163    Le recours ayant été accueilli seulement en partie, il sera fait une juste appréciation des circonstances de la cause en décidant que la requérante supportera la moitié de ses dépens. Le Conseil supportera ses propres dépens ainsi que la moitié des dépens exposés par la requérante.

164    Selon l’article 138, paragraphe 1, du règlement de procédure, les États membres et les institutions qui sont intervenus au litige supportent leurs propres dépens. Dès lors, la Commission supportera ses propres dépens.

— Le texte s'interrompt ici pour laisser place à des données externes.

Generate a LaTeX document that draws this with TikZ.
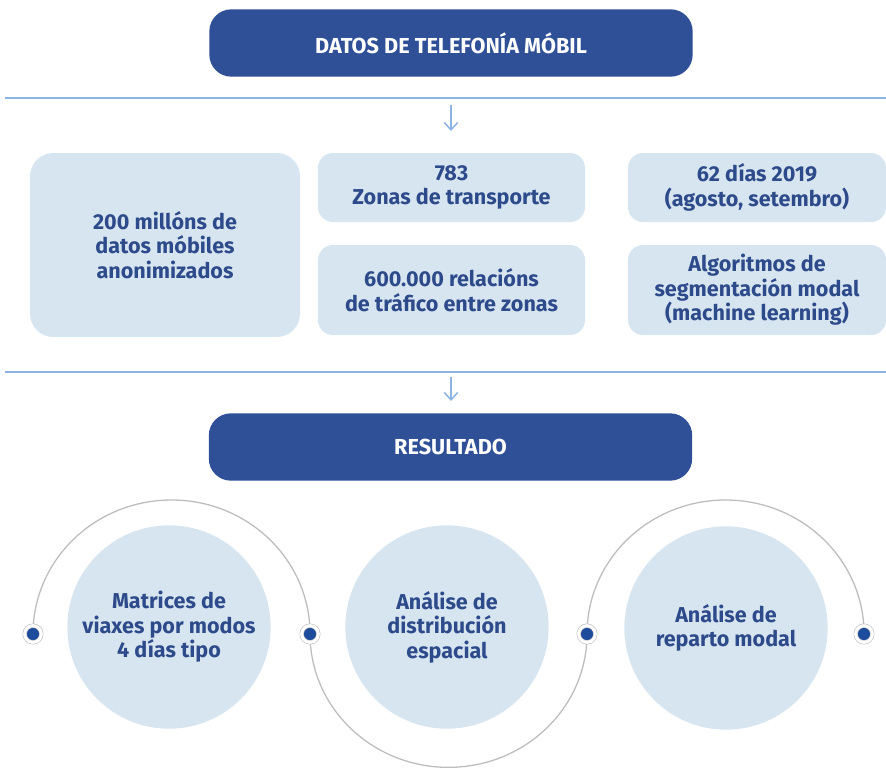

165    Aux termes de l’article 138, paragraphe 3, du règlement de procédure, le Tribunal peut décider qu’un intervenant autre que ceux mentionnés aux paragraphes 1 et 2 dudit article supportera ses propres dépens. Dans les circonstances du présent litige, il y a lieu de déclarer que les sociétés intervenantes supporteront leurs propres dépens.

Par ces motifs,

LE TRIBUNAL (huitième chambre)

déclare et arrête :

1)      Le règlement d’exécution (UE) n° 626/2012 du Conseil, du 26 juin 2012, modifiant le règlement d’exécution (UE) n° 349/2012 du Conseil instituant un droit antidumping définitif sur les importations d’acide tartrique originaire de la République populaire de Chine, est annulé dans la mesure où il s’applique à Changmao Biochemical Engineering Co. Ltd.

2)      Le Conseil de l’Union européenne supportera la moitié des dépens exposés par Changmao Biochemical Engineering ainsi que ses propres dépens.

3)      Changmao Biochemical Engineering supportera la moitié de ses propres dépens.

4)      La Commission européenne supportera ses propres dépens.

5)      Distillerie Bonollo SpA, Industria Chimica Valenzana SpA, Distillerie Mazzari SpA, Caviro Distillerie Srl et Comercial Química Sarasa, SL supporteront leurs propres dépens.

Collins

Kancheva

Barents

Ainsi prononcé en audience publique à Luxembourg, le 1er juin 2017.

Signatures


1      Langue de procédure : l’anglais.